TÜİK verilerine bakıldığında Türkiye’nin sera gazı emisyonu 1990’dan 2011’e (218.2; 432.5) yaklaşık iki kat artmıştır. Türkiye azaltım hedefi senaryosuna baktığımızda bu artış hızını koruyacağını yani 2012’den 2030’a (464.2; 929) kadar sera gazı emisyonlarını iki kat arttıracağını ön görmektedir. Ek olarak yine TÜİK verilerine göre kişi başına düşen sera gazı emisyonu 1990 yılında 3,96 ton/kişiyken 2013 yılında 6,04 ton/kişi olarak hesaplanmıştır. Azaltım hedefi ve TÜİK nüfus projeksiyonuna göre 2030 yılında bu sayı 10.50 ton/kişi olacaktır. Bu sayı diğer ülke projeksiyonları ile karşılaştırıldığında, Türkiye’yi 2030 yılında ABD ve Çin’in hemen arkasına yerleştirecek gibi durmaktadır. 

Ek olarak, 2030 yılında Türkiye’nin emisyonlarının en üst sınırına ulaşıp sonrasında azaltma eğilimine mi gireceği yoksa 2030’dan sonra da artış trendine devam edeceği INDC’de belirtilmemiştir. Bu bağlamda 2030 sonrası için de Türkiye’nin emisyonlarını arttırma hedefi olduğu düşünülebilir. Yani, Türkiye emisyonları için bir zirve noktası belirlememiştir.

Türkiye’nin azaltım yapabilmek için verdiği taahhütlere bakılacak olursa ilk göze çarpan yenilenebilir enerji hedefidir. Çünkü henüz üzerinden 1 sene bile geçmemiş olan ve Yenilebilir Enerji Genel Müdürlüğü’nün yayınladığı Türkiye Ulusal Yenilenebilir Enerji Eylem Planı’na göre 2023 yılı için belirlenen 20 GW rüzgâr hedefi hem 16 GW’a düşürülmüş hem de 2030 yılına ötelenmiştir. Ek olarak yapımı, işletmesi daha kolay olan ve daha çevre dostu olarak görülen güneş potansiyeli yerine tartışmalı bir konu olan hidroelektrik kapasitesinin tümünün kullanılması hedefi bulunmaktadır. INDC hedeflerinden biri olan sanayi ve enerji verimliliği konularından sadece bahsedilmiş olması herhangi bir sayı ve somut politika hedefinden bahsedilmemesi de tartışmalı konulardan biridir. Bir diğer önemli nokta ise Türkiye’nin uluslararası piyasa ve mekanizmalardan karbon sertifikalarını kullanarak da 2030 hedeflerine ulaşabileceğini belirtmiş olmasıdır. Bunun anlamı eğer azaltım yapılamazsa denkleştirme ile azaltım yapılabileceği de planlar arasında bulunduğudur.

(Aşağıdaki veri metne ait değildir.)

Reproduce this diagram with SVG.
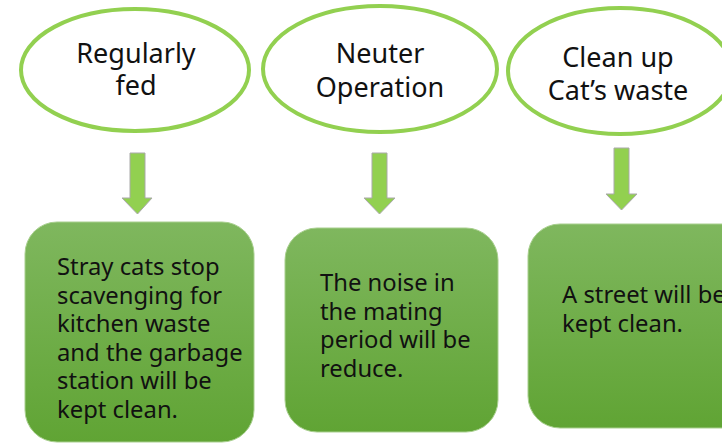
<svg xmlns="http://www.w3.org/2000/svg" width="722" height="443" viewBox="0 0 722 443">
<defs>
<linearGradient id="g" x1="0" y1="0" x2="0" y2="1">
<stop offset="0" stop-color="#7FB75E"/>
<stop offset="1" stop-color="#60A434"/>
</linearGradient>
</defs>
<style>
.ell{fill:#fff;stroke:#92D050;stroke-width:4}
.et{font-family:"Noto Sans","Open Sans",sans-serif;font-size:27px;fill:#111;text-anchor:middle}
.box{fill:url(#g);stroke:#A8CF8E;stroke-width:1}
.bt{font-family:"Noto Sans","Open Sans",sans-serif;font-size:23.8px;fill:#111}
.arr{fill:#92D050;stroke:#A9A9A9;stroke-width:1}
</style>
<rect width="722" height="443" fill="#fff"/>
<g id="n1"><ellipse class="ell" cx="135" cy="70" rx="114" ry="61"/>
<text class="et" x="136" y="63">Regularly</text><text class="et" x="136" y="95">fed</text></g>
<g id="n2"><ellipse class="ell" cx="380" cy="69" rx="117" ry="63"/>
<text class="et" x="380" y="63">Neuter</text><text class="et" x="380" y="97">Operation</text></g>
<g id="n3"><ellipse class="ell" cx="620" cy="71" rx="112" ry="63"/>
<text class="et" x="618" y="67">Clean up</text><text class="et" x="618" y="100">Cat’s waste</text></g>
<g id="connectors">
<path class="arr" d="M130,153 H145 V198 H152 L137.5,214 L122,198 H130 Z"/>
<path class="arr" d="M372,153 H387 V198 H395 L379.5,214 L364,198 H372 Z"/>
<path class="arr" d="M614,148 H629 V194 H637 L621.5,210 L606,194 H614 Z"/>
</g>
<g id="b1"><rect class="box" x="25" y="222" width="229" height="220" rx="32"/>
<text class="bt"><tspan x="57" y="275">Stray cats stop</tspan><tspan x="57" y="303.5">scavenging for</tspan><tspan x="57" y="332">kitchen waste</tspan><tspan x="57" y="360.5">and the garbage</tspan><tspan x="57" y="389">station will be</tspan><tspan x="57" y="417.5">kept clean.</tspan></text></g>
<g id="b2"><rect class="box" x="285" y="228" width="213" height="204" rx="32"/>
<text class="bt"><tspan x="320" y="291">The noise in</tspan><tspan x="320" y="320">the mating</tspan><tspan x="320" y="348">period will be</tspan><tspan x="320" y="377">reduce.</tspan></text></g>
<g id="b3"><rect class="box" x="528" y="224" width="230" height="204" rx="32"/>
<text class="bt"><tspan x="562" y="303">A street will be</tspan><tspan x="562" y="332">kept clean.</tspan></text></g>
</svg>
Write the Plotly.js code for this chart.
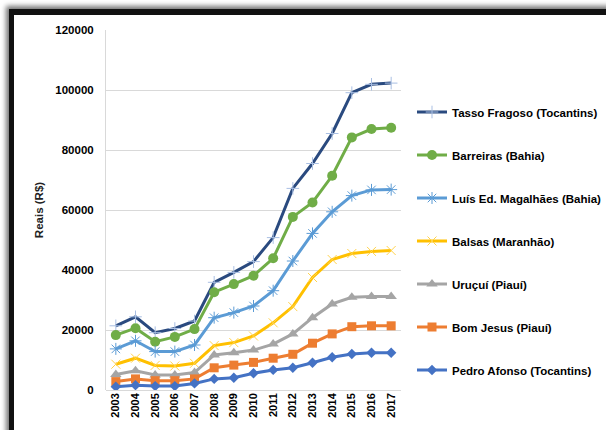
<!DOCTYPE html>
<html>
<head>
<meta charset="utf-8">
<script src="https://cdn.plot.ly/plotly-3.0.1.min.js"></script>
<style>
  html, body { margin: 0; padding: 0; background: #ffffff; overflow: hidden; }
  #frame { position: absolute; left: 9px; top: 9px; width: 800px; height: 600px;
           border-left: 5px solid #111; border-top: 6px solid #111;
           box-shadow: -2px -2px 5px 1px rgba(0,0,0,0.55); background: #fff; }
  #chart { position: absolute; left: 0; top: 0; width: 606px; height: 430px; }
</style>
</head>
<body>
<div id="frame"></div>
<div id="chart"></div>
<script>
const years = ["2003","2004","2005","2006","2007","2008","2009","2010","2011","2012","2013","2014","2015","2016","2017"];

const tassoFragoso = [21400, 24400, 19100, 20500, 23000, 35900, 39200, 42800, 50800, 67200, 75500, 85500, 99100, 101900, 102300];
const barreiras    = [18300, 20600, 16100, 17700, 20300, 32600, 35300, 38100, 43900, 57700, 62500, 71400, 84200, 87000, 87400];
const luisEdMagalhaes = [13700, 16400, 12800, 12800, 15000, 24100, 25800, 28000, 33100, 43000, 52200, 59400, 64800, 66700, 66800];
const balsas       = [8600, 10600, 8200, 8000, 8900, 14800, 15800, 18000, 22400, 27800, 37500, 43500, 45500, 46200, 46500];
const urucui       = [5200, 6400, 5000, 5000, 5800, 11700, 12400, 13300, 15300, 18700, 24100, 28700, 30900, 31200, 31200];
const bomJesus     = [2800, 3700, 3100, 3100, 3700, 7400, 8300, 9200, 10600, 11900, 15600, 18700, 21100, 21400, 21400];
const pedroAfonso  = [1100, 1600, 1300, 1300, 2200, 3700, 4100, 5600, 6700, 7400, 9100, 10900, 12000, 12400, 12400];

const names = ["Tasso Fragoso (Tocantins)", "Barreiras (Bahia)", "Luís Ed. Magalhães (Bahia)",
               "Balsas (Maranhão)", "Uruçuí (Piauí)", "Bom Jesus (Piauí)", "Pedro Afonso (Tocantins)"];
const series = [tassoFragoso, barreiras, luisEdMagalhaes, balsas, urucui, bomJesus, pedroAfonso];
const colors = ["#2a4a7f", "#70ad47", "#5b9bd5", "#ffc000", "#a5a5a5", "#ed7d31", "#4472c4"];
const markers = [
  {symbol: "cross-thin-open", size: 9, color: "#a9bfe3", line: {width: 1}},
  {symbol: "circle", size: 10},
  {symbol: "asterisk-open", size: 10, line: {width: 1}},
  {symbol: "x-thin-open", size: 9, color: "#ffd34d", line: {width: 1}},
  {symbol: "triangle-up", size: 10},
  {symbol: "square", size: 9},
  {symbol: "diamond", size: 8}
];

const traces = series.map((vals, i) => ({
  type: "scatter",
  mode: "lines+markers",
  x: years,
  y: vals,
  name: names[i],
  legendgroup: "g" + i,
  line: {color: colors[i], width: 3},
  marker: Object.assign({color: colors[i]}, markers[i])
}));

const fontFam = "Liberation Sans, Arial, sans-serif";

const layout = {
  width: 606,
  height: 430,
  margin: {l: 106, r: 205, t: 30, b: 40},
  paper_bgcolor: "rgba(0,0,0,0)",
  plot_bgcolor: "rgba(0,0,0,0)",
  showlegend: true,
  font: {family: fontFam, color: "#000"},
  xaxis: {
    type: "category",
    range: [-0.5, 14.5],
    tickangle: -90,
    showgrid: false,
    showline: false,
    zeroline: false,
    tickfont: {family: fontFam, size: 11, weight: "bold", color: "#000"},
    ticks: "",
    fixedrange: true
  },
  yaxis: {
    range: [0, 120000],
    dtick: 20000,
    tickformat: "d",
    showgrid: true,
    gridcolor: "#d9d9d9",
    gridwidth: 1,
    zeroline: true,
    zerolinecolor: "#d9d9d9",
    showline: true,
    linecolor: "#d9d9d9",
    linewidth: 1,
    ticks: "",
    ticklabelstandoff: 9,
    tickfont: {family: fontFam, size: 11.5, weight: "bold", color: "#000"},
    title: {text: "Reais (R$)", standoff: 9, font: {family: fontFam, size: 11.5, weight: "bold", color: "#222"}},
    fixedrange: true
  },
  legend: {
    xref: "container",
    yref: "container",
    x: 412 / 606,
    y: 1 - 241 / 430,
    xanchor: "left",
    yanchor: "middle",
    maxheight: 420,
    tracegroupgap: 24,
    itemwidth: 30,
    font: {family: fontFam, size: 11.5, weight: "bold", color: "#000"},
    bgcolor: "rgba(0,0,0,0)"
  }
};

Plotly.newPlot("chart", traces, layout, {displayModeBar: false, staticPlot: true});
</script>
</body>
</html>
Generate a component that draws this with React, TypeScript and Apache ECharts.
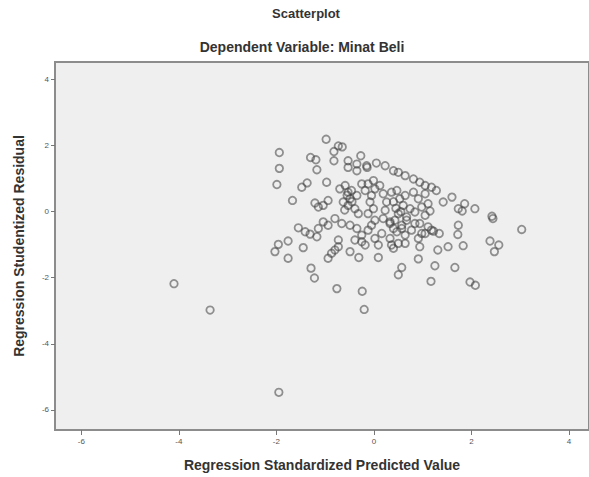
import React, { useEffect, useRef } from "react";
import * as echarts from "echarts";

const chartTitle = "Scatterplot";
const chartSubtitle = "Dependent Variable: Minat Beli";
const xAxisTitle = "Regression Standardized Predicted Value";
const yAxisTitle = "Regression Studentized Residual";

const xTicks = [-6, -4, -2, 0, 2, 4];
const yTicks = [-6, -4, -2, 0, 2, 4];

// [standardized predicted value, studentized residual]
const corePoints = [
  [-0.53, 1.54], [-0.35, 1.44], [-0.15, 1.39], [0.05, 1.47], [0.23, 1.39], [0.4, 1.24],
  [0.5, 1.19], [0.64, 1.09], [0.81, 0.99], [0.94, 0.89], [1.05, 0.79], [1.18, 0.74],
  [-0.97, 0.89], [-0.94, 0.34], [-0.7, 0.69], [-0.59, 0.79], [-0.53, 0.59], [-0.46, 0.64],
  [-0.35, 0.49], [-0.49, 0.39], [-0.63, 0.29], [-0.53, 0.19], [-0.39, 0.09], [-0.32, -0.06],
  [-0.18, 0.64], [-0.12, 0.84], [-0.01, 0.94], [0.02, 0.69], [-0.05, 0.49], [-0.08, 0.29],
  [-0.01, 0.09], [-0.12, -0.06], [0.02, -0.26], [-0.05, -0.41],
  [0.12, 0.79], [0.19, 0.54], [0.26, 0.29], [0.23, 0.04], [0.19, -0.21], [0.33, -0.36],
  [0.36, 0.59], [0.47, 0.64], [0.53, 0.39], [0.6, 0.19], [0.5, -0.06], [0.43, -0.26],
  [0.57, -0.41], [0.67, -0.16], [0.74, 0.09], [0.64, 0.49], [0.81, 0.59], [0.91, 0.39],
  [0.84, -0.01], [0.98, 0.14], [1.05, -0.11], [0.94, -0.36], [1.11, -0.46],
  [-0.8, -0.21], [-0.66, -0.36], [-0.49, -0.41], [-0.35, -0.51], [-0.25, -0.71], [-0.12, -0.56],
  [0.02, -0.81], [0.16, -0.66], [0.33, -0.81], [0.47, -0.61], [0.64, -0.71], [0.77, -0.56],
  [0.91, -0.81], [1.05, -0.66], [1.18, -0.56],
  [-0.94, -0.41], [-0.73, -0.86], [-0.39, -0.86], [-0.18, -1.01], [0.09, -1.01], [0.36, -1.01],
  [0.64, -0.96], [0.94, -1.06],
  [-0.55, 0.5], [-0.45, 0.3], [0.45, 0.1], [0.55, 0.0], [0.4, 0.3], [-0.6, 0.05], [-0.25, 0.84],
];

const upperLeftPoints = [
  [-0.98, 2.19], [-0.73, 1.99], [-0.65, 1.96], [-0.82, 1.82], [-1.94, 1.79], [-1.3, 1.64],
  [-1.19, 1.57], [-0.82, 1.54], [-0.27, 1.69], [-1.94, 1.31], [-1.17, 1.27], [-1.99, 0.82],
  [-1.48, 0.74], [-1.37, 0.87], [-1.67, 0.34], [-1.21, 0.26], [-1.14, 0.14], [-0.14, 1.34],
  [-0.35, 1.24], [-0.53, 1.34], [-1.04, 0.19],
];

const lowerLeftPoints = [
  [-1.55, -0.49], [-1.41, -0.61], [-1.31, -0.68], [-1.17, -0.76], [-1.14, -0.51], [-1.04, -0.31],
  [-1.96, -0.99], [-2.03, -1.21], [-1.76, -0.89], [-1.76, -1.41], [-1.45, -1.09], [-0.73, -1.06],
  [-0.8, -1.16], [-0.87, -1.26], [-0.94, -1.41], [-0.49, -1.21], [-0.25, -0.91], [-0.31, -1.39],
  [0.09, -1.39], [-1.29, -1.71], [-1.22, -2.01], [-0.76, -2.33], [-0.24, -2.41], [-0.2, -2.96],
];

const outlierPoints = [[-4.1, -2.18], [-3.36, -2.98], [-1.95, -5.47]];

const rightPoints = [
  [1.22, -0.59], [1.34, -0.66], [1.73, -0.41], [1.72, -0.69], [1.31, -1.16], [1.52, -1.06],
  [1.83, -1.03], [0.91, -1.43], [1.25, -1.64], [1.66, -1.69], [0.57, -1.69], [0.5, -1.91],
  [1.17, -2.11], [1.97, -2.13], [2.08, -2.23], [2.38, -0.89], [2.56, -1.01], [2.47, -1.21],
  [2.44, -0.21], [3.03, -0.54], [0.33, -0.31], [0.4, -0.51], [0.4, -1.11], [0.5, -0.96],
  [0.57, -0.51], [0.67, -0.26], [0.84, -0.36], [0.98, -0.66],
  [1.42, 0.29], [1.6, 0.44], [1.73, 0.09], [1.81, 0.02], [1.86, 0.24], [2.07, 0.09],
  [2.42, -0.14], [1.28, 0.64], [1.05, 0.54], [1.11, 0.24], [1.15, 0.02],
];

const allPoints = [
  ...corePoints,
  ...upperLeftPoints,
  ...lowerLeftPoints,
  ...outlierPoints,
  ...rightPoints,
];

const FONT = "'Liberation Sans', Arial, sans-serif";

export default function App() {
  const ref = useRef<HTMLDivElement>(null);

  useEffect(() => {
    if (!ref.current) return;
    const chart = echarts.init(ref.current, null, { renderer: "svg" });
    chart.setOption({
      animation: false,
      backgroundColor: "#ffffff",
      graphic: [
        {
          type: "text",
          x: 306,
          y: 13,
          style: {
            text: chartTitle,
            fill: "#333",
            font: `bold 13px ${FONT}`,
            textAlign: "center",
            textVerticalAlign: "middle",
          },
        },
        {
          type: "text",
          x: 302,
          y: 47,
          style: {
            text: chartSubtitle,
            fill: "#333",
            font: `bold 14px ${FONT}`,
            textAlign: "center",
            textVerticalAlign: "middle",
          },
        },
      ],
      grid: {
        left: 55,
        top: 62,
        right: 0,
        bottom: 44,
        show: true,
        backgroundColor: "#efefef",
        borderColor: "#8c8c8c",
        borderWidth: 2,
      },
      xAxis: {
        type: "value",
        min: -6.54,
        max: 4.41,
        name: xAxisTitle,
        nameLocation: "middle",
        nameGap: 28,
        nameTextStyle: { fontFamily: FONT, fontWeight: "bold", fontSize: 14, color: "#333" },
        axisLine: { show: false, onZero: false },
        splitLine: { show: false },
        axisTick: {
          show: true,
          length: 5,
          lineStyle: { color: "#777" },
          customValues: xTicks,
        },
        axisLabel: {
          fontSize: 8,
          color: "#555",
          fontFamily: FONT,
          margin: 7,
          customValues: xTicks,
        },
      },
      yAxis: {
        type: "value",
        min: -6.61,
        max: 4.53,
        name: yAxisTitle,
        nameLocation: "middle",
        nameGap: 29,
        nameTextStyle: { fontFamily: FONT, fontWeight: "bold", fontSize: 14, color: "#333" },
        axisLine: { show: false, onZero: false },
        splitLine: { show: false },
        axisTick: {
          show: true,
          length: 4,
          lineStyle: { color: "#777" },
          customValues: yTicks,
        },
        axisLabel: {
          fontSize: 8,
          color: "#555",
          fontFamily: FONT,
          margin: 6,
          customValues: yTicks,
        },
      },
      series: [
        {
          type: "scatter",
          data: allPoints,
          symbol: "circle",
          symbolSize: 7.5,
          itemStyle: {
            color: "rgba(0,0,0,0)",
            borderColor: "rgba(60,60,60,0.68)",
            borderWidth: 1.8,
          },
        },
      ],
    });
    return () => chart.dispose();
  }, []);

  return (
    <div
      ref={ref}
      style={{ position: "fixed", left: 0, top: 0, width: 589, height: 477 }}
    />
  );
}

İklim değişikliği konusunda yıllardır sessiz kalan Türkiye’nin en azından bir hedef belirlemesini önemli bulmakla beraber yukarıda bahsettiğim hususlarla daha da geliştirilebileceğini düşünmekteyim. Bu durumun sadece Türkiye için de geçerli olduğunu düşünmüyorum. Çünkü şu ana kadar sunulan INDC’ler değerlendirildiğinde 2 0C hedefinin hala tutturulamadığı görülmektedir Climate action tracker’ın yayınına göre şu ana kadar yayınlanan INDC’ler değerlendirildiğinde küresel hedef olan 2 0C’nin üzerinde olan 2,7 0C seviyelerindeyiz. Lima’ya göre 0.4 0C bir iyileşme olsa da hala kritik seviyenin üzerinde bulunmaktayız. Tüm bu analiz ve INDC’lerin COP21 Paris görüşmelerine nasıl yansıyacağını ve Türkiye’nin alacağı pozisyonu göreceğiz.